Flings: Stories by Justin Taylor, a book of short stories, is interesting, but ultimately unsatisfying. The blurb on the back names Taylor “A master of the modern snapshot” and they might well be right. The book is like a stack of Polaroids, taken by strangers and with no context to explain them. (Think Awkward Family Photos.) They are fascinating, funny, vaguely disturbing, but by themselves, they aren’t enough to tell a story.
As always, I wanted to love the book – I love short stories, in particular, and I always want to love the books I settle down to read – but I found this one easy to put down. That’s never a good sign. While the stories were interesting, they weren’t absorbing and they weren’t satisfying. A good example is Mike’s Song, a story about a divorced father taking his adult children to a Phish concert. There is some hint that the divorce was his fault – probably something to do with his new girlfriend, Lori, who may or may not be cheating on him, based on some misdirected texts – and there is some random reference to a neighborhood boy who committed suicide back when his kids were in their teens.
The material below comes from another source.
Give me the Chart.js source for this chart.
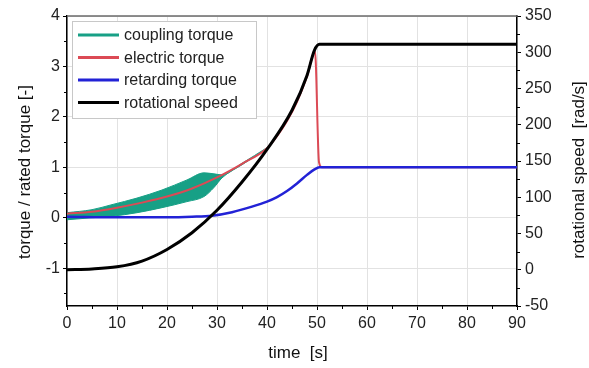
<!DOCTYPE html>
<html><head><meta charset="utf-8">
<script src="https://cdn.jsdelivr.net/npm/chart.js@4.4.1/dist/chart.umd.min.js"></script>
<style>html,body{margin:0;padding:0;background:#fff}#wrap{width:589px;height:368px;position:relative}</style>
</head><body><div id="wrap"><canvas id="c"></canvas></div>
<script>
// ---- data ----
const speedTime   = [0, 5, 10, 15, 20, 25, 30, 35, 40, 45, 48, 49.5, 50.5, 60, 70, 80, 90];
const speedValues = [0, 1, 4, 12, 28, 51, 82, 121, 166, 220, 268, 303, 311, 311, 311, 311, 311];

const electricTime   = [0, 5, 10, 15, 20, 25, 30, 35, 40, 42, 44, 46, 48, 49.6, 50.4, 51, 60, 70, 80, 90];
const electricValues = [0.08, 0.12, 0.2, 0.3, 0.42, 0.58, 0.8, 1.07, 1.38, 1.62, 1.92, 2.3, 2.8, 3.3, 1.1, 1.0, 1.0, 1.0, 1.0, 1.0];

const retardTime   = [0, 10, 20, 25, 29, 33, 37, 40, 42, 44, 46, 48, 49.5, 50.5, 60, 70, 80, 90];
const retardValues = [0.02, 0.01, 0.01, 0.02, 0.04, 0.11, 0.22, 0.32, 0.41, 0.53, 0.68, 0.85, 0.96, 1.0, 1.0, 1.0, 1.0, 1.0];

const couplingTime  = [0, 5, 9, 14, 19, 24, 27.4, 29.4, 31, 35, 40];
const couplingUpper = [0.1, 0.16, 0.26, 0.39, 0.55, 0.75, 0.89, 0.87, 0.85, 1.08, 1.39];
const couplingLower = [-0.04, 0, 0.03, 0.1, 0.2, 0.32, 0.42, 0.6, 0.79, 1.05, 1.37];

const seriesLabels = ['coupling torque', 'electric torque', 'retarding torque', 'rotational speed'];
const seriesColors = ['#17a086', '#dc4a55', '#2222d6', '#000000'];

const xTitle  = 'time  [s]';
const yTitle  = 'torque / rated torque [-]';
const y2Title = 'rotational speed  [rad/s]';

const xMinor  = [5, 15, 25, 35, 45, 55, 65, 75, 85];
const yMinor  = [-1.5, -0.5, 0.5, 1.5, 2.5, 3.5];
const y2Minor = [-25, 25, 75, 125, 175, 225, 275, 325];

// ---- helpers ----
const pts = (t, v) => t.map((x, i) => ({x, y: v[i]}));
const FONT = "'Liberation Sans', Arial, sans-serif";

const decor = {
  id: 'decor',
  afterDatasetsDraw(chart) {
    const {ctx, chartArea: a, scales} = chart;
    ctx.save();
    // top frame line
    ctx.strokeStyle = '#6a6a6a'; ctx.lineWidth = 1.5;
    ctx.beginPath(); ctx.moveTo(a.left, a.top); ctx.lineTo(a.right, a.top); ctx.stroke();
    // minor ticks
    ctx.strokeStyle = '#000'; ctx.lineWidth = 1;
    xMinor.forEach(v => { const p = Math.round(scales.x.getPixelForValue(v)) + 0.5;
      ctx.beginPath(); ctx.moveTo(p, a.bottom); ctx.lineTo(p, a.bottom + 3); ctx.stroke(); });
    yMinor.forEach(v => { const p = Math.round(scales.y.getPixelForValue(v)) + 0.5;
      ctx.beginPath(); ctx.moveTo(a.left, p); ctx.lineTo(a.left - 3, p); ctx.stroke(); });
    y2Minor.forEach(v => { const p = Math.round(scales.y2.getPixelForValue(v)) + 0.5;
      ctx.beginPath(); ctx.moveTo(a.right, p); ctx.lineTo(a.right + 3, p); ctx.stroke(); });
    // legend
    const lx = a.left + 5.5, ly = a.top + 5.5, lw = 184, lh = 97;
    ctx.fillStyle = '#fff'; ctx.fillRect(lx, ly, lw, lh);
    ctx.strokeStyle = '#c8c8c8'; ctx.lineWidth = 1; ctx.strokeRect(lx, ly, lw, lh);
    ctx.font = '16px ' + FONT; ctx.textBaseline = 'middle'; ctx.textAlign = 'left';
    seriesLabels.forEach((lab, i) => {
      const y = a.top + 19 + i * 22.5;
      ctx.strokeStyle = seriesColors[i]; ctx.lineWidth = 3;
      ctx.beginPath(); ctx.moveTo(a.left + 11, y); ctx.lineTo(a.left + 52, y); ctx.stroke();
      ctx.fillStyle = '#222'; ctx.fillText(lab, a.left + 57, y + 1);
    });
    // axis titles
    ctx.fillStyle = '#111'; ctx.font = '17px ' + FONT; ctx.textAlign = 'center'; ctx.textBaseline = 'middle';
    ctx.fillText(xTitle, (a.left + a.right) / 2 + 6, 353);
    ctx.save(); ctx.translate(25, (a.top + a.bottom) / 2 + 11); ctx.rotate(-Math.PI / 2);
    ctx.fillText(yTitle, 0, 0); ctx.restore();
    ctx.save(); ctx.translate(579, (a.top + a.bottom) / 2 + 9); ctx.rotate(-Math.PI / 2);
    ctx.fillText(y2Title, 0, 0); ctx.restore();
    ctx.restore();
  }
};

const tickFont = {family: FONT, size: 16};

new Chart(document.getElementById('c'), {
  type: 'line',
  data: {
    datasets: [
      {label: seriesLabels[3], data: pts(speedTime, speedValues), yAxisID: 'y2',
       borderColor: seriesColors[3], borderWidth: 3, pointRadius: 0, cubicInterpolationMode: 'monotone', fill: false},
      {label: seriesLabels[2], data: pts(retardTime, retardValues), yAxisID: 'y',
       borderColor: seriesColors[2], borderWidth: 2.5, pointRadius: 0, cubicInterpolationMode: 'monotone', fill: false},
      {label: seriesLabels[1], data: pts(electricTime, electricValues), yAxisID: 'y',
       borderColor: seriesColors[1], borderWidth: 2, pointRadius: 0, cubicInterpolationMode: 'monotone', fill: false},
      {label: seriesLabels[0] + ' (min)', data: pts(couplingTime, couplingLower), yAxisID: 'y',
       borderColor: seriesColors[0], borderWidth: 1, pointRadius: 0, cubicInterpolationMode: 'monotone', fill: false},
      {label: seriesLabels[0], data: pts(couplingTime, couplingUpper), yAxisID: 'y',
       borderColor: seriesColors[0], borderWidth: 1, pointRadius: 0, cubicInterpolationMode: 'monotone',
       fill: '-1', backgroundColor: seriesColors[0]}
    ]
  },
  options: {
    responsive: true, maintainAspectRatio: false, animation: false,
    layout: {padding: {top: 16, left: 0, right: 0, bottom: 0}},
    plugins: {legend: {display: false}, tooltip: {enabled: false}},
    scales: {
      x: {type: 'linear', min: 0, max: 90,
          ticks: {stepSize: 10, font: tickFont, color: '#222', padding: 4, maxRotation: 0},
          grid: {color: '#e2e2e2', tickColor: '#000', tickLength: 4},
          border: {color: '#000', width: 1.5},
          afterFit(s) { s.height = 62; }},
      y: {type: 'linear', position: 'left', min: -1.75, max: 4,
          ticks: {stepSize: 1, font: tickFont, color: '#222', padding: 3},
          afterBuildTicks(s) { s.ticks = s.ticks.filter(t => Number.isInteger(t.value)); },
          grid: {color: '#e2e2e2', tickColor: '#000', tickLength: 4},
          border: {color: '#000', width: 1.5},
          afterFit(s) { s.width = 67; }},
      y2: {type: 'linear', position: 'right', min: -50, max: 350,
          ticks: {stepSize: 50, font: tickFont, color: '#222', padding: 4},
          grid: {drawOnChartArea: false, tickColor: '#000', tickLength: 4},
          border: {color: '#000', width: 1.5},
          afterFit(s) { s.width = 72; }}
    }
  },
  plugins: [decor]
});
</script>
</body></html>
It is most definitely a snapshot. It’s an odd, awkward night with this family, full of tense undertones and secrets no one talks about. I can see why some people might be fascinated with it, the way you can be fascinated staring into a lighted window, watching the family inside and wondering about them, but in the end? I wasn’t drawn in. I didn’t care how it ended — which is a good thing because it doesn’t end, not in the sense that anything is wrapped up and resolved. We learn a few things about them, Mike learns a few things about his kids, but you don’t get any sense of what will come of that knowledge. We walk past the window and on to another one.
One story I felt was much more successful was After Ellen – Scott leaves his girlfriend because she suggests getting a dog and he can suddenly see his whole life stretching out before him. The dog is just the start, the test before they have kids, get a house in the suburbs, a minivan, a carpool, etc., etc., etc. So he takes off, sneaking out while Ellen is at work, taking his half of their stuff, the car, and leaving her a note. He crashes in an expensive hotel with Mom and Dad’s credit card, and eventually finds a new place, a new gig as a DJ, a new girlfriend…and a dog. It goes somewhere. It has some resolution to it.
Now, there may be people who really appreciate these kinds of snapshot stories; apparently, I’m not one of them. The book, for me, was like seeing Waiting for Godot: I spent the whole time waiting for something to happen, feeling like there were clues and allusions that I was missing. There’s a fair amount of graphic sex in the stories that seems sprinkled in at random, more for shock value than anything else; for me, it didn’t seem to serve the story. While I enjoyed some of the writing and found interesting bits in most of the stories, overall, they left me unsatisfied. It was easy to put the book down and walk away because even the stories I finished felt unfinished.
My copy of Flings: Stories was an Advance Reader Copy, provided free of charge.